I had to trek to Tibet and find a lonely monk who sat guarding a rare Lotus flower to seek the answer to the question, “What is more important: the Chin, or the Dip?”. (And you know what, I had to do that journey on a set of weary legs; that’s why squats are number one).

Truth is, the answer I received from the wise monk, whose teeth were strangely white and straight for a shed-dwelling luddite, was ambiguous.

He said, “If what is before you is an obstacle, the push to overcome it is paramount; but, if what lies behind is a weight upon your soul, you must pull yourself free”.

Clearly, the monk was on vacation from California and he was likely an avid user of hallucinogenic drugs. From that, I gathered he was probably called ‘Boof’ and drives a Tesla. But beyond that revelation, I sought to pick apart his riddle.
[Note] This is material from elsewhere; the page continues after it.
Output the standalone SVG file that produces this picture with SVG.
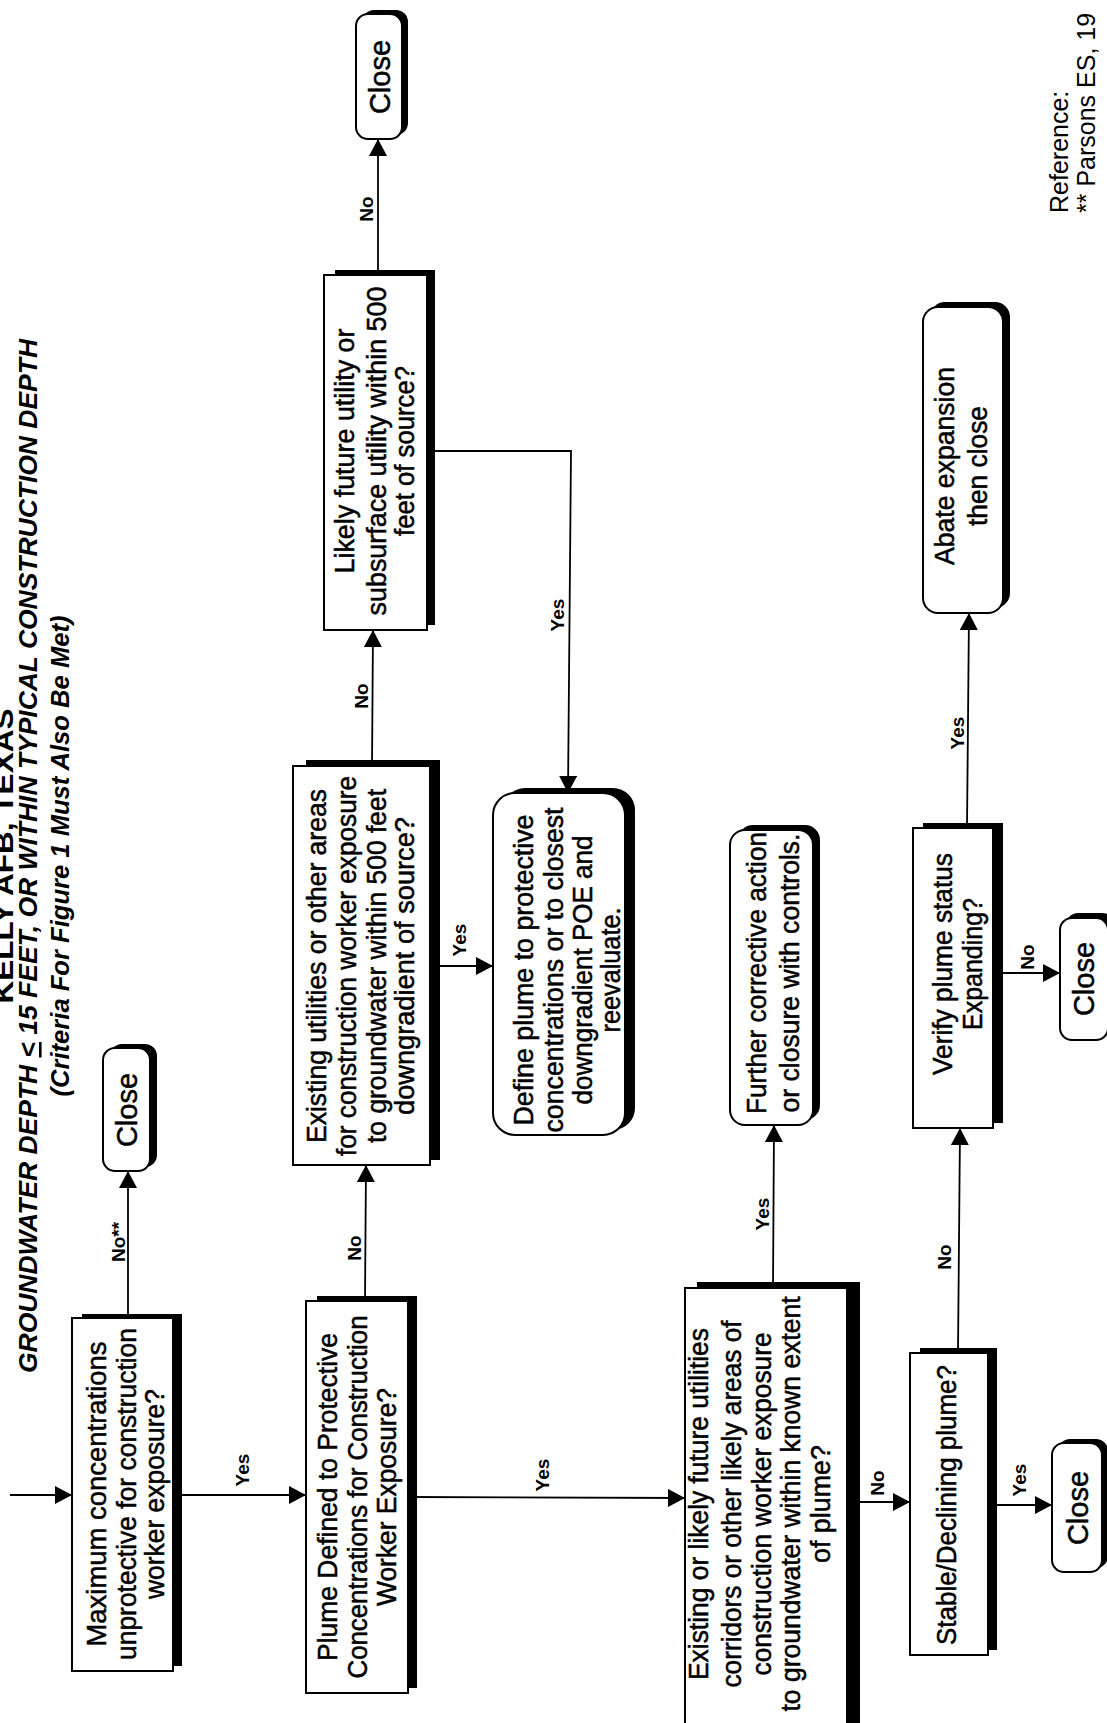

I chose the Chin Up (or pull up) as the primary candidate for number two. Why? The chin-up is grounded (ironically) in the action of pulling oneself up, or, to place it in a nice pictorial demonstration: to climb upwards. As the apes do. You know, what our ancestors once did. There is a reason our back muscles (Latissimus Dorsi) are so freaking huge—we used them to climb when we were furry, tree-dwelling rock-chuckers. If you don’t believe we are descended from apes, check out your tail bone, your useless and degenerate pinkie toes, and the fact you feel an unusual affinity with chimpanzees.

Regardless, the chin-up, working the lats, the biceps, the forearms, and posterior deltoids, as well as recruiting the abdominal muscles, is as good as it gets for upper body work outs. It even incorporates some pectoral action. In short, the chin-up is the miracle exercise.

Number Three – Yeah, it’s number three – The Dip.

Considering the phenomenal benefits derived from the mechanical movement of the Chin-Up, the Dip can appear a poor second (technically, a third in this discourse). But hold on; there is faith to be had in the workhorse that is the push to escape gravity. Any action that requires you to push an object: a door, another door…. Seriously, all I can think of is doors… maybe a person, or an angry bovine, perhaps even a disgruntled zombie—these actions require the muscles enervated during the dipping movement. Ooh… I thought of another—you need to push a car, a trolley; or any other large mass object in your way. That is the remit of the ‘pushing muscles’: the triceps, the anterior deltoid, and the pectoral muscles.

Point is, the muscles used when Dipping are antagonists of the Chin-Up muscles. One is a push (Dip), the other is a pull (Chin-Up). When combined in an exercise routine, the two exercises effectively cover the entirety of your upper body—yes, they even work the traps, as traps depress, protract, and retract the shoulders; all of which are performed to various degrees when chinning and dipping.

A Summary

When fighting zombies, or seeking monks in remote mountainous terrain, your training schedule should consist of just three things: Squats, Chin-Ups, and Dips. But don’t forget to bring water. And maybe a bag of nuts, unless you’re allergic. Though, the monk ate nuts, so bring your epi-pen. And I guess if you came the zombie route, get a Tetanus jab before you leave the city. And sturdy shoes for both quests. Maybe a camera. Certainly some plasters.

But definitely Squats, Chins, and Dips.

Now go young weirdo. Go find your zombie monk. And tell him his Tesla’s on fire.